**SOURCE EXCERPT**
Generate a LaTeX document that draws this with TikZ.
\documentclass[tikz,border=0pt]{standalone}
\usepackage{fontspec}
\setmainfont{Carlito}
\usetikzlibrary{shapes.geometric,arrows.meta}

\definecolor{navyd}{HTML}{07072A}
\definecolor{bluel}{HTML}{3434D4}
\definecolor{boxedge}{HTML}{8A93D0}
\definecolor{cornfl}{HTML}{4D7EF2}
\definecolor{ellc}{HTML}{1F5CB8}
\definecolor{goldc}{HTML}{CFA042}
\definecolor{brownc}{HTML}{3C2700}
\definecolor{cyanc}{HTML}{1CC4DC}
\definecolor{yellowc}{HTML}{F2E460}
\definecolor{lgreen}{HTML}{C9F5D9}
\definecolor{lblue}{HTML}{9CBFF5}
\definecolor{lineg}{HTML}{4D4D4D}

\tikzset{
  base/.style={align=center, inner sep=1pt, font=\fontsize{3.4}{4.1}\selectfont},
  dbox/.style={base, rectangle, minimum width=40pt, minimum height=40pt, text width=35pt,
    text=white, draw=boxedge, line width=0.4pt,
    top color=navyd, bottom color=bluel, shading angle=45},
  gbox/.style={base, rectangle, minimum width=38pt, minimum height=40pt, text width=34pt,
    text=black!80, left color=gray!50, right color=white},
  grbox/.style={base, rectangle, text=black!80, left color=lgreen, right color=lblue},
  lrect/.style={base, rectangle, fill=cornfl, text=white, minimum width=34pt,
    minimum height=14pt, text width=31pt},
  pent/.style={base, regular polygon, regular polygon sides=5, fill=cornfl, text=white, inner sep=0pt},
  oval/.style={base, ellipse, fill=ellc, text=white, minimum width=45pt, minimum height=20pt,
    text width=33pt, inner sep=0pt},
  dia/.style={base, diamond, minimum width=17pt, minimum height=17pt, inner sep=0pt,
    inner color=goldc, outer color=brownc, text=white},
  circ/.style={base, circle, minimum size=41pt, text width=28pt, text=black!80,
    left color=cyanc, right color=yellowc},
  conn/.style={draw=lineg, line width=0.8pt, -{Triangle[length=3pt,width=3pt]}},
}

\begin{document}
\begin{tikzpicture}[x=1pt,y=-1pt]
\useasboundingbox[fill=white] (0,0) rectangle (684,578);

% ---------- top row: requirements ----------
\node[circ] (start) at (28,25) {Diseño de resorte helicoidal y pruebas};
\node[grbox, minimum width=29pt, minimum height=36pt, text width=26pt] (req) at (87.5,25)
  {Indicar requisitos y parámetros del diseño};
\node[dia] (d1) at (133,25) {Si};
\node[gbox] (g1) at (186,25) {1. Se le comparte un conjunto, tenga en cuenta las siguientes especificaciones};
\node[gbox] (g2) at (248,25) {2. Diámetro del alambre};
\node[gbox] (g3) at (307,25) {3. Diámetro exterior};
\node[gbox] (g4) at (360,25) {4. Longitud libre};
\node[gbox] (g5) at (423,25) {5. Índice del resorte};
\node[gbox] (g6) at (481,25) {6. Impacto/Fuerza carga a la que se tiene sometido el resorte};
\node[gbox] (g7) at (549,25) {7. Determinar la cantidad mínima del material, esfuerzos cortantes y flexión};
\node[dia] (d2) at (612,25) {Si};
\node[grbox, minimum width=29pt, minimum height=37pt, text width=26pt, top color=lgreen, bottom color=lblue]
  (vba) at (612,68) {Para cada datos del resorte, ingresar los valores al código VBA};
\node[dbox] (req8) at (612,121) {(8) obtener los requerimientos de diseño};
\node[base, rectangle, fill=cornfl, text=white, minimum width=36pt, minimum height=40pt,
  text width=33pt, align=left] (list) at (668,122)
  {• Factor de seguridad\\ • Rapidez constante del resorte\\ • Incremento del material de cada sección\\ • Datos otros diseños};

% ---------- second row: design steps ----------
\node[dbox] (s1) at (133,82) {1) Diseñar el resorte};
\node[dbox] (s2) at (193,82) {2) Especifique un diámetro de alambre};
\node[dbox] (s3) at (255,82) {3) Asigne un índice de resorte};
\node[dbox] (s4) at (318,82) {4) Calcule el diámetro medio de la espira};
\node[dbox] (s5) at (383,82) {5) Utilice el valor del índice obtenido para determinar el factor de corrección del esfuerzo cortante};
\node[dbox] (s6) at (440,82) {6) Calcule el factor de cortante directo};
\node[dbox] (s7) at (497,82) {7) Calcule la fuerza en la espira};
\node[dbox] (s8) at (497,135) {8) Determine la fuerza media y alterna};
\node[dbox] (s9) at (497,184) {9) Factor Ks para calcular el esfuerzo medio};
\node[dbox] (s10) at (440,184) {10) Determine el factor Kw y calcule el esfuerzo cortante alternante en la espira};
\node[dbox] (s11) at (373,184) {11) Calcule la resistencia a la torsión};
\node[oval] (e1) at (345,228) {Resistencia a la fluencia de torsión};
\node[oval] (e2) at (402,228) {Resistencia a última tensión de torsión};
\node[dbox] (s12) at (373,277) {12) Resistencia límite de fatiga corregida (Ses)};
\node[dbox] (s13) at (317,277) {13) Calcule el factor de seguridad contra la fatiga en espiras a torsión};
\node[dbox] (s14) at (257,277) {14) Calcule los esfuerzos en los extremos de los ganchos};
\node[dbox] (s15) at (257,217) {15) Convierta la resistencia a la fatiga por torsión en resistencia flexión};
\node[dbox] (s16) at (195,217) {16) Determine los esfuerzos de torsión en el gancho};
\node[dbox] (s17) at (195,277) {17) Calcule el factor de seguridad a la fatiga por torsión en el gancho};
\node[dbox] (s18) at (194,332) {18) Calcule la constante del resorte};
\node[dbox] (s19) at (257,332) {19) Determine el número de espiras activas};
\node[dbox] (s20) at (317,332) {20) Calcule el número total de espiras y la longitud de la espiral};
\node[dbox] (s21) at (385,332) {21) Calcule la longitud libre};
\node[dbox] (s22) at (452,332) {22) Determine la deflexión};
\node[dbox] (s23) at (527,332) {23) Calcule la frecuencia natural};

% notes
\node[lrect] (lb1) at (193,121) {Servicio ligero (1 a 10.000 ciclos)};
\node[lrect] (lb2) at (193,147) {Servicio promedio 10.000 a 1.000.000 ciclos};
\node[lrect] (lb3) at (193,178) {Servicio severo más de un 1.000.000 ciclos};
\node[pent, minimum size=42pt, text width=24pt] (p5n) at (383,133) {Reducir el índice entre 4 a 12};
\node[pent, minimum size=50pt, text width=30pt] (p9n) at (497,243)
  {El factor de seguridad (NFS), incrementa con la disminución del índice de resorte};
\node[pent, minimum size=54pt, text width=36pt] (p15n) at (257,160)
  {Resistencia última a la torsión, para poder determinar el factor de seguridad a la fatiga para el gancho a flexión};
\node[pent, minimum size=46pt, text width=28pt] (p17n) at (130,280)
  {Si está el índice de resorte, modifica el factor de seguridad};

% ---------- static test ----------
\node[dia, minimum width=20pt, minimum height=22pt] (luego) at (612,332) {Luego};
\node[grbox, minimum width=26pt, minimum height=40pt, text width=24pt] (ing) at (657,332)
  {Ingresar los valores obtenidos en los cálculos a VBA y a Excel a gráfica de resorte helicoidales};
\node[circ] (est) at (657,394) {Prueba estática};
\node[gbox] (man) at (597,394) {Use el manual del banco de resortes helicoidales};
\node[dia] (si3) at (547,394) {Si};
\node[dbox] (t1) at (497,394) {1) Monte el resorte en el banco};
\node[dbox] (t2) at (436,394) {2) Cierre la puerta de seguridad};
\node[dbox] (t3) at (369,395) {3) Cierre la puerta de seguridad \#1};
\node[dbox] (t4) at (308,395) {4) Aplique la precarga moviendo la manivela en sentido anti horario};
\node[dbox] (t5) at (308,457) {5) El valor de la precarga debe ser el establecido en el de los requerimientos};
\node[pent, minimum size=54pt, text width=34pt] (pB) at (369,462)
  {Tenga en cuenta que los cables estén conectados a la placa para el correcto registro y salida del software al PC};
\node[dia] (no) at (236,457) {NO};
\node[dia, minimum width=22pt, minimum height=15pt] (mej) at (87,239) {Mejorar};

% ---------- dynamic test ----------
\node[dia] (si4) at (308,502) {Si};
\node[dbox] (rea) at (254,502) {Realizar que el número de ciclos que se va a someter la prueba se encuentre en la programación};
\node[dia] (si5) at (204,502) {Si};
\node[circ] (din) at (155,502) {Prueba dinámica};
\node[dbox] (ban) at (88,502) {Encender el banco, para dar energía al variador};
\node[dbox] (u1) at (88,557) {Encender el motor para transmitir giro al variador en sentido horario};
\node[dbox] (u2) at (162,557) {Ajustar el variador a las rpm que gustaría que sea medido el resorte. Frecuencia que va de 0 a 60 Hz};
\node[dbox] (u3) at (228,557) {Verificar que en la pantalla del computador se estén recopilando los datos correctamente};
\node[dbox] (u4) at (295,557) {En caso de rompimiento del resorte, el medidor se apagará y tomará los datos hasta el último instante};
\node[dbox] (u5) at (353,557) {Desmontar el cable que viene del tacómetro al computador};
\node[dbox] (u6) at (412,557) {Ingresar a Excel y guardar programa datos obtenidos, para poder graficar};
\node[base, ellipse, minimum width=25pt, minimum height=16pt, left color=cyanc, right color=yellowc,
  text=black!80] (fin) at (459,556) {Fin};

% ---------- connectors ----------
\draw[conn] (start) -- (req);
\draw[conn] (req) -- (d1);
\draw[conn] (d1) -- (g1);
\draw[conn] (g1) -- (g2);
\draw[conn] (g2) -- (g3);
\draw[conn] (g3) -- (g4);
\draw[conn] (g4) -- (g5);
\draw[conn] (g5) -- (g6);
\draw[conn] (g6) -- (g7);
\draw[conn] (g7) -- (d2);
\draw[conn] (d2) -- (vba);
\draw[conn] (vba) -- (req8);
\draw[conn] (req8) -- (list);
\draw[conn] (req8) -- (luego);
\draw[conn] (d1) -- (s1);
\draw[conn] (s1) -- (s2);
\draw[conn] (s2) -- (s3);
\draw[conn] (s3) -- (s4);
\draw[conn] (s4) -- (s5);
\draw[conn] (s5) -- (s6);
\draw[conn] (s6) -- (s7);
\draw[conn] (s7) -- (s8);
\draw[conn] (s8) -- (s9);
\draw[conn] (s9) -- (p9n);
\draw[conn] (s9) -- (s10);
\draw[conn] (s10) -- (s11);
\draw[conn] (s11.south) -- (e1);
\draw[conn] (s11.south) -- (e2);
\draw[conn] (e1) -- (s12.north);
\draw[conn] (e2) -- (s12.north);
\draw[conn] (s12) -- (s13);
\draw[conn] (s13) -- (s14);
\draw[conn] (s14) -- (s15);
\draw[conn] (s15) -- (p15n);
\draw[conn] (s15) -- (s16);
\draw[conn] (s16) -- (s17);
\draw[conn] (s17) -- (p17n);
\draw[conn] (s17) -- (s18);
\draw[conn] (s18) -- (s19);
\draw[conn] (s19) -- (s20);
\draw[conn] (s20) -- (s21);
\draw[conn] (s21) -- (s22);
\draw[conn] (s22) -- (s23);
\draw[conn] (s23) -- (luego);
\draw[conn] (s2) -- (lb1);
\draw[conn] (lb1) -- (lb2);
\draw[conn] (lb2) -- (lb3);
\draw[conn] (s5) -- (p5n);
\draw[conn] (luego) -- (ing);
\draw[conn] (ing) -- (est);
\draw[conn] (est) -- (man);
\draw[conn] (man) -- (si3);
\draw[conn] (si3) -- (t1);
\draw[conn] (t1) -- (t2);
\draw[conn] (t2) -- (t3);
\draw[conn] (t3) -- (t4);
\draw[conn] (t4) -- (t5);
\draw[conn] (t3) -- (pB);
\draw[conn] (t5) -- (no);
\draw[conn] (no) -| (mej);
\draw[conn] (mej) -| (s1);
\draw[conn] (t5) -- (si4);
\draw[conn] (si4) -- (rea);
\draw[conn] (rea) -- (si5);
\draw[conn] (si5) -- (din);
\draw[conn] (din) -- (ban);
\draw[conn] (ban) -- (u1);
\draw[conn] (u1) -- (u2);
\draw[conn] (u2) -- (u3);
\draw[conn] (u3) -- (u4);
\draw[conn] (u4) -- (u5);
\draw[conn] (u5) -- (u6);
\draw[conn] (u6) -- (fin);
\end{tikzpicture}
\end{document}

**WHAT THIS TASK INVOLVES**
Return, please, the lines of the data from the first through the line containing "(0,0) rectangle (684,578);", both kept, exactly as they stand and nothing more.

**EXPECTED OUTPUT**
Generate a LaTeX document that draws this with TikZ.
\documentclass[tikz,border=0pt]{standalone}
\usepackage{fontspec}
\setmainfont{Carlito}
\usetikzlibrary{shapes.geometric,arrows.meta}

\definecolor{navyd}{HTML}{07072A}
\definecolor{bluel}{HTML}{3434D4}
\definecolor{boxedge}{HTML}{8A93D0}
\definecolor{cornfl}{HTML}{4D7EF2}
\definecolor{ellc}{HTML}{1F5CB8}
\definecolor{goldc}{HTML}{CFA042}
\definecolor{brownc}{HTML}{3C2700}
\definecolor{cyanc}{HTML}{1CC4DC}
\definecolor{yellowc}{HTML}{F2E460}
\definecolor{lgreen}{HTML}{C9F5D9}
\definecolor{lblue}{HTML}{9CBFF5}
\definecolor{lineg}{HTML}{4D4D4D}

\tikzset{
  base/.style={align=center, inner sep=1pt, font=\fontsize{3.4}{4.1}\selectfont},
  dbox/.style={base, rectangle, minimum width=40pt, minimum height=40pt, text width=35pt,
    text=white, draw=boxedge, line width=0.4pt,
    top color=navyd, bottom color=bluel, shading angle=45},
  gbox/.style={base, rectangle, minimum width=38pt, minimum height=40pt, text width=34pt,
    text=black!80, left color=gray!50, right color=white},
  grbox/.style={base, rectangle, text=black!80, left color=lgreen, right color=lblue},
  lrect/.style={base, rectangle, fill=cornfl, text=white, minimum width=34pt,
    minimum height=14pt, text width=31pt},
  pent/.style={base, regular polygon, regular polygon sides=5, fill=cornfl, text=white, inner sep=0pt},
  oval/.style={base, ellipse, fill=ellc, text=white, minimum width=45pt, minimum height=20pt,
    text width=33pt, inner sep=0pt},
  dia/.style={base, diamond, minimum width=17pt, minimum height=17pt, inner sep=0pt,
    inner color=goldc, outer color=brownc, text=white},
  circ/.style={base, circle, minimum size=41pt, text width=28pt, text=black!80,
    left color=cyanc, right color=yellowc},
  conn/.style={draw=lineg, line width=0.8pt, -{Triangle[length=3pt,width=3pt]}},
}

\begin{document}
\begin{tikzpicture}[x=1pt,y=-1pt]
\useasboundingbox[fill=white] (0,0) rectangle (684,578);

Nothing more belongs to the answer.